Das möchte Lufthansa-Chef Spohr zwar ändern. Aber trotz guter Ansätze etwa bei Eurowings oder der Wartungstochter Lufthansa Technik ist im Kranichkonzern vom Geist einer permanenten Revolution bislang wenig zu spüren.

Ryanair hingegen hat zum Start ins dritte Jahr von „Always Getting Better“ nochmal nachgelegt und – neben ihren Klassikern wie Kampfpreisen oder ein paar verspäteten Renovierungen der Vorjahre – weitere Veränderungen angekündigt.

Dazu zählen nicht nur Dinge wie kostenlose Reiseführer oder eine verständliche und übersichtliche Auswahl an Angeboten, aufzugebendes Gepäck dazu zu buchen. Erstmals übertrifft Ryanair Lufthansa und andere beim Komfort und bietet bis zu fünf Zentimeter mehr Beinfreiheit.

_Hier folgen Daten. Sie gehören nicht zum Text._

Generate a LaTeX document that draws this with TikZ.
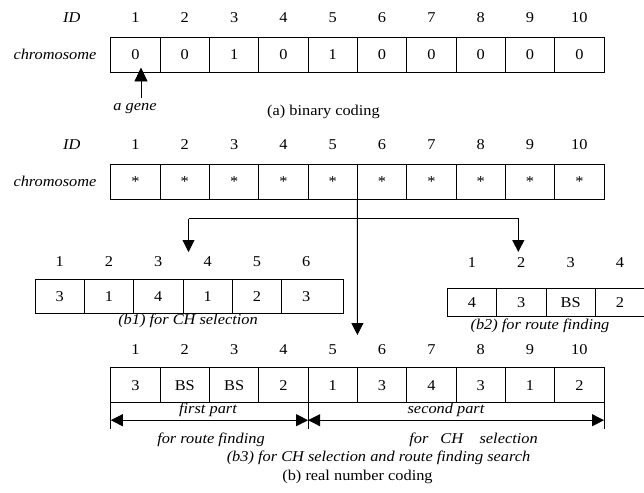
\documentclass[tikz,border=0pt]{standalone}
\usepackage{fontspec}
\setmainfont[FakeStretch=1.09]{Liberation Serif}
\usetikzlibrary{arrows.meta}

\begin{document}
\begin{tikzpicture}[x=1pt,y=-1pt,
  txt/.style={font=\fontsize{15}{17}\selectfont, inner sep=0pt, outer sep=0pt},
  itl/.style={txt, font=\fontsize{15}{17}\selectfont\itshape},
  cell/.style={draw, line width=0.9pt, minimum width=49.32pt, minimum height=35pt,
               inner sep=0pt, outer sep=0pt, font=\fontsize{15}{17}\selectfont},
  wire/.style={line width=0.9pt},
  tipdown/.style={wire, -{Triangle[length=12pt,width=12pt]}},
  dim/.style={wire, {Triangle[length=12pt,width=12pt]}-{Triangle[length=12pt,width=12pt]}}]
\useasboundingbox (0,0) rectangle (644,492);

% ---------- (a) binary coding ----------
\node[itl] (idA) at (71.7,18) {ID};
\node[itl] (chA) at (55,54.5) {chromosome};
\foreach \v [count=\i] in {0,0,1,0,1,0,0,0,0,0} {
  \node[cell] (a\i) at ({110.8+49.32*(\i-0.5)},54.5) {\v};
  \node[txt] (ai\i) at ({110.8+49.32*(\i-0.5)},18) {\i};
}
\node[itl] (gene) at (135,109) {a gene};
\coordinate (geneTail) at (141,98);
\coordinate (geneTip) at (141,67.5);
\draw[wire, -{Triangle[length=14pt,width=13pt]}] (geneTail) -- (geneTip);
\node[txt] (capA) at (323.5,111.7) {(a) binary coding};

% ---------- (b) real number coding ----------
\node[itl] (idB) at (71.7,145) {ID};
\node[itl] (chB) at (55,181.5) {chromosome};
\foreach \i in {1,...,10} {
  \node[cell] (b\i) at ({110.8+49.32*(\i-0.5)},181.5) {\raisebox{-0.35ex}{*}};
  \node[txt] (bi\i) at ({110.8+49.32*(\i-0.5)},145) {\i};
}

% branching connector
\coordinate (split) at (357.4,218.5);
\coordinate (toB1) at (188.5,218.5);
\coordinate (toB2) at (518.3,218.5);
\coordinate (b1tip) at (188.5,252);
\coordinate (b2tip) at (518.3,252);
\coordinate (b3tip) at (357.4,335);
\draw[tipdown] (b5.south east) -- (b3tip);
\draw[tipdown] (toB1) -- (toB2 -| split) -- (toB2) -- (b2tip);
\draw[tipdown] (toB1) -- (b1tip);

% (b1)
\foreach \v [count=\i] in {3,1,4,1,2} {
  \node[cell, minimum height=34.5pt] (p\i) at ({35+49.32*(\i-0.5)},296.2) {\v};
  \node[txt] (pi\i) at ({35+49.32*(\i-0.5)},262) {\i};
}
\node[cell, minimum height=34.5pt, minimum width=61.9pt] (p6) at (312.55,296.2) {};
\node[txt] (pv6) at (306.3,296.2) {3};
\node[txt] (pi6) at (306.3,262) {6};
\node[itl] (capB1) at (188,320.5) {(b1) for CH selection};

% (b2)
\foreach \v [count=\i] in {4,3,BS,2} {
  \node[cell, minimum height=28.4pt] (q\i) at ({447.3+49.32*(\i-0.5)},302.5) {\v};
  \node[txt] (qi\i) at ({447.3+49.32*(\i-0.5)},263) {\i};
}
\node[itl] (capB2) at (540,326) {(b2) for route finding};

% (b3)
\foreach \v [count=\i] in {3,BS,BS,2,1,3,4,3,1,2} {
  \node[cell] (r\i) at ({110.8+49.32*(\i-0.5)},385.2) {\v};
  \node[txt] (ri\i) at ({110.8+49.32*(\i-0.5)},350) {\i};
}

% part markers below (b3)
\draw[wire] (r1.south west) -- ++(0,26.5) coordinate (t0);
\draw[wire] (r4.south east) -- ++(0,26.5) coordinate (t1);
\draw[wire] (r10.south east) -- ++(0,26.5) coordinate (t2);
\path (r1.south west) ++(0,17.5) coordinate (d0);
\path (r4.south east) ++(0,17.5) coordinate (d1);
\path (r10.south east) ++(0,17.5) coordinate (d2);
\draw[dim] (d0) -- (d1);
\draw[dim] (d1) -- (d2);

\node[itl] (first) at (208,410) {first part};
\node[itl] (second) at (446,410) {second part};
\node[itl] (forRF) at (211,440) {for route finding};
\node[itl] (forCH) at (473.5,440) {for\hspace{0.8em}CH\hspace{1.1em}selection};
\node[itl] (capB3) at (378.5,458) {(b3) for CH selection and route finding search};
\node[txt] (capB) at (357.5,476.7) {(b) real number coding};
\end{tikzpicture}
\end{document}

3.  Lektion: Talent borgt, Genie stiehlt    

Michael O’Leary kennt keine Scheu, gute Ideen der Wettbewerber zu übernehmen, wenn sie Geld bringen. Wo gerade etablierte Linien ihre eigenen Lösungen entwickeln, zeigt Ryanair wenig Berührungsängste. So übernahm O’Leary von Germanwings Tarifpakete mit Extras wie bevorzugtem Einsteigen oder Rabatte für aufgegebenes Gepäck. Bei Ryanair gibt es mittlerweile wie beim Versender Amazon eine Art Bonusprogramm, bei dem angemeldete Vielflieger Rabatte bekommen.

Zu guter Letzt will O’Leary wie die spanische Vueling bald an Flughäfen wie London-Stansted oder Barcelona einen Umsteigeservice anbieten. Dann lädt Ryanair das Gepäck um und steht für Pannen gerade. Das kostet natürlich – anders als bei den etablierten Linien – extra.